Company promotes e-waste initiative
A private company has launched an e-waste campaign to mark their 10-year anniversary and to promote an environmentally sustainable future for Samoa.
Initiated by owner and Chief Executive of S.S.A.B., Tofilau Fiti Leung Wai, S.S.A.B. has partnered with the Ministry of Natural Resources and Environment (M.N.R.E.) and Secretariat of the Pacific Regional Environment Programme (S.P.R.E.P.) to increase public awareness on the effects of e-waste and its proper disposal.
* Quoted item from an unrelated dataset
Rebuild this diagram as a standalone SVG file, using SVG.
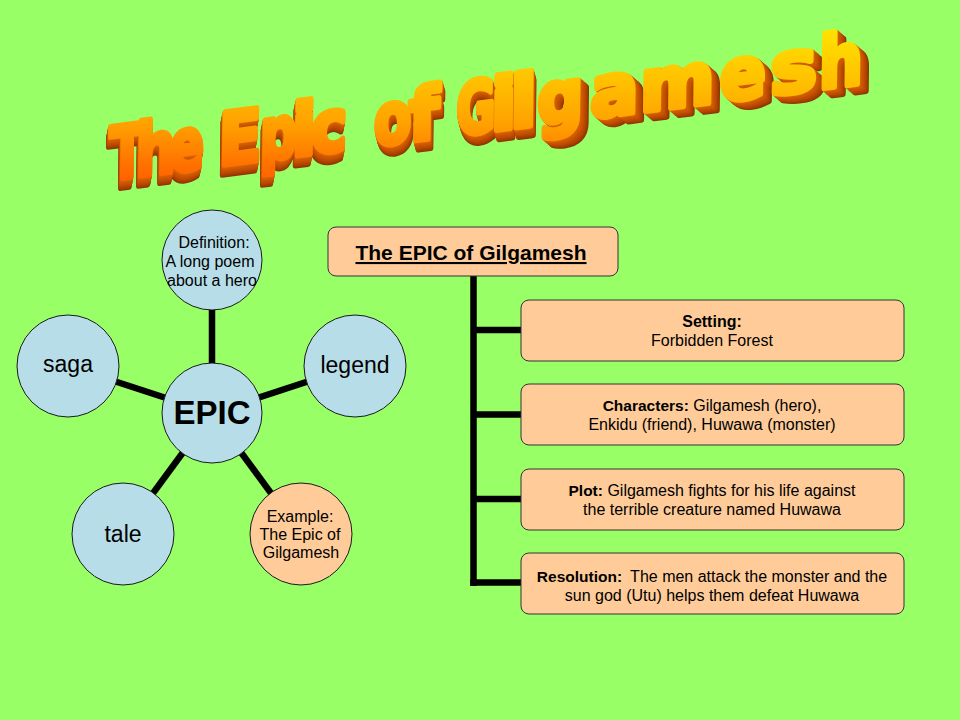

Tofilau said as part of the business community, she recognises the need and importance of the business sector to join in on this cause. Through their partnership with S.P.R.E.P. and M.N.R.E., they are able provide large bins at each S.S.A.B. branch in Upolu and Savaii for people to put in any old or damaged electronic products or waste.
“We also tied in the assistance of international companies such as HP New Zealand to provide incentives for our local people to trade in their old electronic products and get discounts on corresponding products,” said Tofilau.
“There are international recycling markets we are currently liaising with to try and send containers of e-waste to as opposed to dumping them at the Tafaigata landfill.”
Tofilau added the reason she decided to take up the initiative is because they are one of Samoa’s largest importers of electronic products.
“We recognise our corporate social responsibility to our country, people and environment and we owe it to Samoa and future generations to do our part in ensuring that there is a sustainable way of managing e-waste,” she said.
“That is why we have jumped on board with S.P.R.E.P, M.N.R.E. and other local businesses. We have sourced a container that we are currently using to load all the e-waste we collect in to.
“Through this partnership, we hope to assist S.P.R.E.P. and M.N.R.E. by physically decreasing the alarming volume of E-Waste in our environment, coming up with effective plans to sustain this project as well as increasing the awareness of the Samoan people through our Customers/stakeholders etc.”
Tofilau said the common metals found in electronic products include nickel, mercury, copper, and small amounts of arsenic and while they are not harmful while contained in the products, they can become harmful if they are broken open and not disposed of properly.